Si la violencia es constitutiva de la humanidad, si tal como dijo Freud no hay desarraigo posible de la agresividad, debemos reconocer que en esa suerte de combinación entre horror, sorpresa y fascinación en que quedamos cada vez que retorna la violencia, hay algo de ingenuidad que no candorosa.
Recordemos algo más que sostuvo Freud: “lo imperativo del mandamiento «No matarás» nos da la certeza de que somos del linaje de una serie interminable de generaciones de asesinos que llevaban en la sangre el gusto de matar, como quizá lo llevemos todavía nosotros. Las aspiraciones éticas de la humanidad son una conquista de la historia humana; y han devenido después, en medida por desdicha muy variable, en el patrimonio heredado de la humanidad que hoy vive”.
Se comprende, entonces, que habría algún desacierto en el interrogante sobre el por qué de la violencia, cuyo riesgo es tratar el problema como si nos fuera ajeno.
El psicoanálisis, de hecho, postula el primigenio dominio de la pulsión de muerte en la vida de cada quien, hipótesis que, por lo tanto, conduce no tanto a plantearse la pregunta por la causa de la violencia sino sobre aquello que le hace de freno.
Tal es la propuesta freudiana, la de indagar por qué ocurre algo diverso de la inmediata extinción de lo vivo y, por extensión, por qué en los vínculos puede aparecer una legalidad diferente de la aniquilación del prójimo. Nos preguntamos, espantados, por qué ocurren determinadas atrocidades, pero la teoría freudiana jerarquiza el interrogante inverso: cómo ha podido crearse un universo complejo en que predominan la ética, la solidaridad y la ternura.
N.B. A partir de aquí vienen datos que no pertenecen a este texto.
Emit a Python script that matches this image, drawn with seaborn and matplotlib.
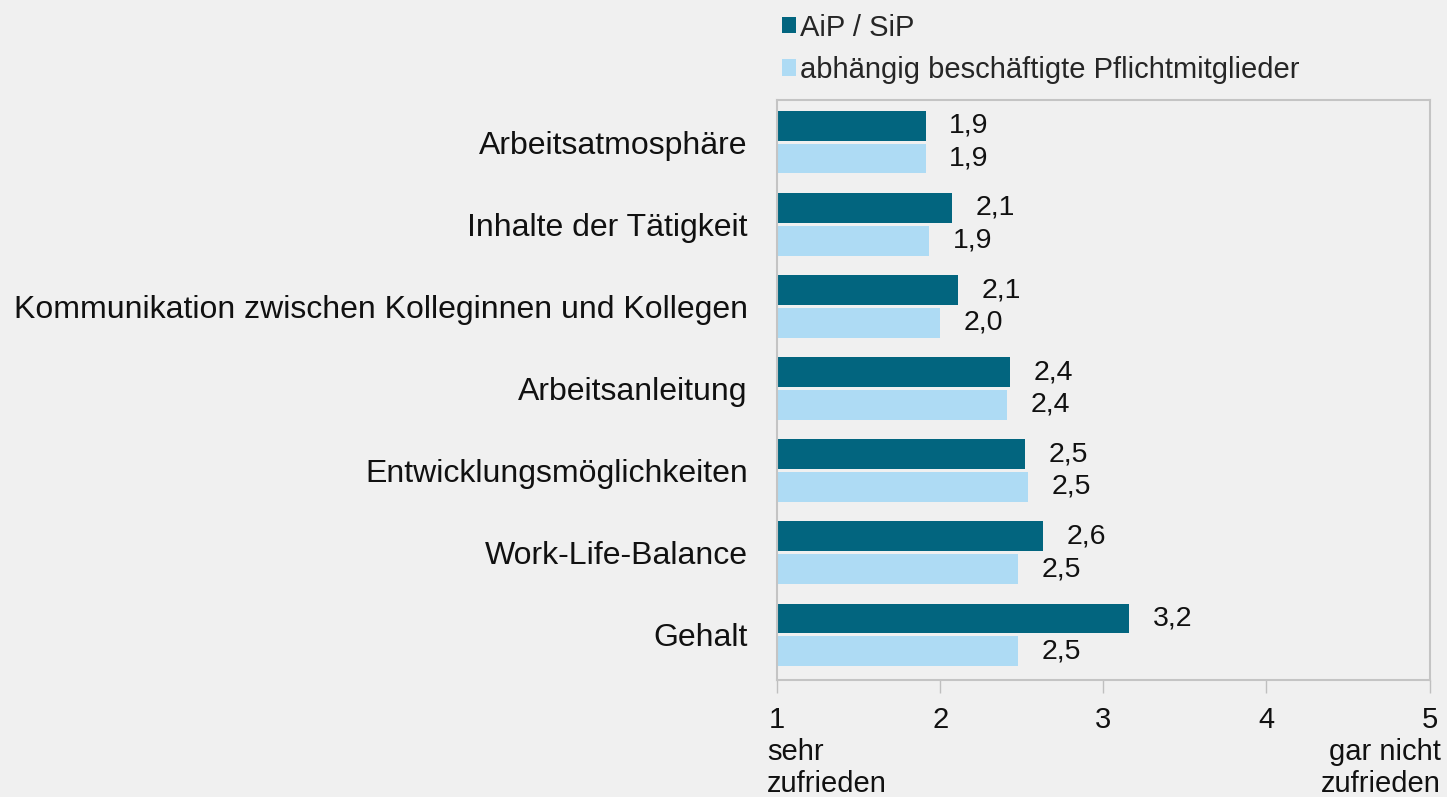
import pandas as pd
import seaborn as sns
import matplotlib.pyplot as plt
from matplotlib.patches import Patch
from matplotlib.transforms import blended_transform_factory

# data (mean ratings, 1 = sehr zufrieden, 5 = gar nicht zufrieden)
categories = ['Arbeitsatmosphäre', 'Inhalte der Tätigkeit',
              'Kommunikation zwischen Kolleginnen und Kollegen',
              'Arbeitsanleitung', 'Entwicklungsmöglichkeiten',
              'Work-Life-Balance', 'Gehalt']
aip_sip = [1.91, 2.07, 2.11, 2.43, 2.52, 2.63, 3.16]
pflicht = [1.91, 1.93, 2.00, 2.41, 2.54, 2.48, 2.48]
series_names = ['AiP / SiP', 'abhängig beschäftigte Pflichtmitglieder']
x_ticks = [1, 2, 3, 4, 5]

colors = ['#02657f', '#aedbf4']
bg = '#f0f0f0'

df = pd.DataFrame({
    'Kategorie': categories * 2,
    'Wert': aip_sip + pflicht,
    'Gruppe': [series_names[0]] * len(categories) + [series_names[1]] * len(categories),
})

sns.set_theme(style='white')
plt.rcParams['font.family'] = ['Liberation Sans', 'DejaVu Sans']

fig = plt.figure(figsize=(14.47, 7.97), dpi=100, facecolor=bg)
ax = fig.add_axes([0.537, 0.147, 0.451, 0.728])
ax.set_facecolor(bg)

sns.barplot(data=df, y='Kategorie', x='Wert', hue='Gruppe', order=categories,
            hue_order=series_names, palette=colors, saturation=1,
            width=0.8, gap=0.1, orient='h', ax=ax, legend=False,
            edgecolor='none')

# value labels with German decimal comma
for cont in ax.containers:
    vals = [b.get_width() for b in cont]
    ax.bar_label(cont, labels=[f'{v:.1f}'.replace('.', ',') for v in vals],
                 padding=17, fontsize=20.5, color='#111111')

ax.set_xlim(1, 5)
ax.set_ylim(len(categories) - 0.45, -0.52)
ax.set_xticks(x_ticks)
ax.set_xticklabels([str(t) for t in x_ticks], fontsize=21)
ax.tick_params(axis='x', bottom=True, length=9, width=1, color='#bfbfbf',
               pad=10, labelcolor='#111111')
ax.tick_params(axis='y', left=False, length=0, pad=21, labelsize=23,
               labelcolor='#111111')
ax.set_xlabel('')
ax.set_ylabel('')
for s in ax.spines.values():
    s.set_visible(True)
    s.set_color('#c4c4c4')
    s.set_linewidth(1.5)

# scale end descriptions under the axis
tr = blended_transform_factory(ax.transData, ax.transAxes)
ax.text(0.94, -0.1, 'sehr\nzufrieden', transform=tr, ha='left', va='top',
        fontsize=21, color='#111111', linespacing=1.2)
ax.text(5.07, -0.1, 'gar nicht\nzufrieden', transform=tr, ha='right', va='top',
        fontsize=21, color='#111111', linespacing=1.2)

handles = [Patch(facecolor=c, edgecolor='none') for c in colors]
fig.legend(handles, series_names, loc='upper left',
           bbox_to_anchor=(0.528, 1.005), frameon=False, fontsize=21,
           handlelength=0.5, handleheight=0.5, handletextpad=0.15,
           labelspacing=0.5, borderaxespad=0.2)

fig.savefig('out.png', dpi=100, facecolor=bg)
En un robo callejero o en una estafa el ladrón desea algo que posee su víctima, su dinero. Cuando la jerga dice “serruchar el piso”, será que en una empresa alguien desea el puesto laboral de otro. Los rugbiers no buscaban quitarle a Fernando su billetera, ni su celular, ni su auto. El empuje a la violencia, pues, no estuvo dado por la envidia que despiertan ciertos bienes ni por la necesidad de ellos. En todo caso, la exacción en este caso tomó por objeto exclusivo la vida de la víctima. Con razón se especuló estos días sobre la posibilidad de adicionar un agravante en la calificación del delito: matar por placer.
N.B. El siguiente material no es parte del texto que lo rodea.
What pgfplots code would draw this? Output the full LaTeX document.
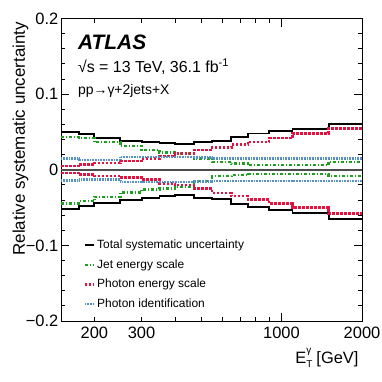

Uno de los acusados afirmó: “La vida nos jugó una mala pasada”. La banalización que entraña la frase, y que podrá indignarnos, contiene en sí misma la clave de nuestra interpretación. Se trata de un crimen sin sujeto (en el sentido psíquico del término). Esa es la verdad que también se revela en la inadvertida expresión (“Fernando se murió”) que indicamos al principio. En “Los crímenes de la calle Morgue”, Edgar A. Poe describe algo similar. Ocurre un crimen y luego de innumerables cálculos sobre cómo pudo ocurrir, quiénes lo habrían perpetrado, etc., se descubre que el asesino fue un gorila, situación que David Maldavsky, en su lúcido libro Linajes abúlicos, denomina “criminalidad anónima”.
En esta hermenéutica de los hechos debe valorarse un aporte a la comprensión de los fenómenos de violencia que no exime a los actores de ninguna culpabilidad jurídica.
Quienes mataron a Fernando hablaron de llevarse un “trofeo” y también dijeron que para que una noche sea memorable debe haber golpes. En estas patotas o manadas, entonces, rige una modalidad defensiva regida por la compulsión a la repetición de los traumas y que consiste en la desemantización, en la sustracción de la significatividad del universo sensorial auditivo y visual. Resulta notable, además, la combinación entre la pasión desplegada (euforia mortífera), es decir, el empuje irrefrenable que tuvieron hacia Fernando, y el atroz desapego afectivo, la extrema indiferencia hacia él.
La clínica nos enseña que bajo la violencia se esconde un estado de abulia, de apatía, y la violencia es, al mismo tiempo, la precaria vía para salir del estado de somnolencia y el camino para reducir el estado psíquico de la víctima al propio, a la condición de inercia que padecen los victimarios.
Ese es pues su trofeo, suprimir el estado vital y subjetivo del prójimo; esa es la desigualdad que resulta insoportable para los asesinos y por la cual recurren a su poder para eliminarla: que el otro tenga vida.
Sebastián Plut es doctor en Psicología y psicoanalista.